There are lots of different ways of making videos and generating captions. In this blog post we’ll present two of these recipes – think of them as starting points that you can adapt and develop – they use existing University systems – so all you need is a web browser.
When we make recordings and videos for student to watch before or after scheduled teaching sessions we need to add captions to these videos. Captions are a text alternative that makes the video meaningful to someone with hearing difficulties. We also know that they are used significantly by non-native speakers, and those working in noisy environments.
When a video has captions applied the person watching the video can turn them on and off – this is normally done by clicking on a “CC” (closed captions) button.
The captions for a video are held in a text file that contains segments of text along with timestamps.
Video files are large, and your Canvas course is limited to 20GB of file attachments. So, it makes sense to add videos to one of our University Video Platforms (ReCap or Stream) and embed them into Canvas from there. ReCap and Stream both have Automatic Speech Recognition (ASR) capabilities and can add machine generated captions to videos. These won’t be 100% accurate, but they can be edited.
In overview the process is:
- Upload your video
- Add, edit and publish the machine generated captions
- Publish the video in your Canvas course
- Upload your video: Upload content to Recap (.docx) or record content with ReCap Personal Capture (.docx)
- Add automatic captions to the recording
- Publish the recording in Canvas
The ReCap integration makes sure that all students and teachers on the course have access to the recording – you do not need to adjust permissions.

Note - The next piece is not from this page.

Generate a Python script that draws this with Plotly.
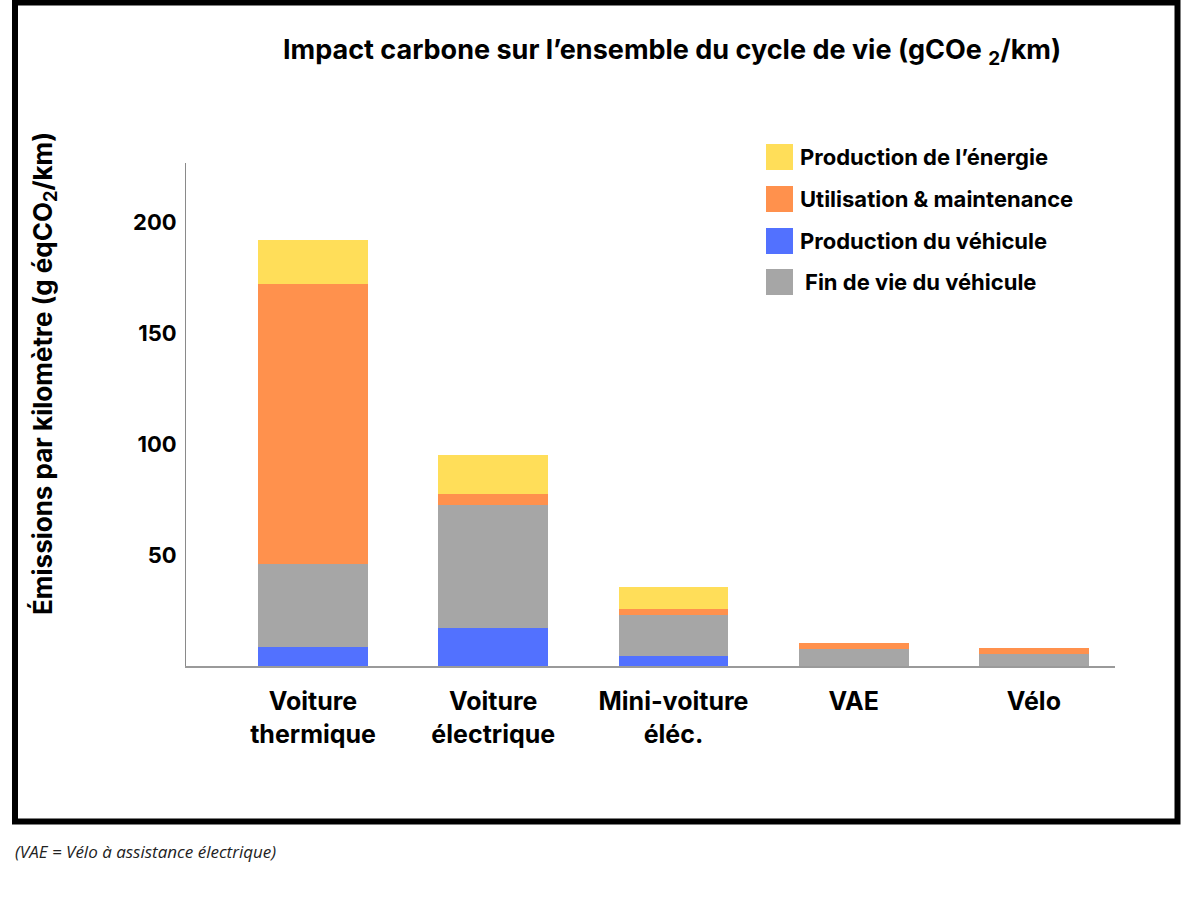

- Upload a video to Stream or Record the Screen
- Generate automatic captions for your Microsoft Stream videos and Edit the transcript
- Publish videos in Canvas
Do I have to edit automatic captions for my videos?
The university has recently agreed text for a captions disclaimer for students. This makes it clear that automatically generated captions aren’t 100% accurate and that students need to be use these alongside their wider reading. Students requiring accurate captions as part of their reasonable adjustments should contact their disability adviser.
If time permits, light touch editing of captions will help many students.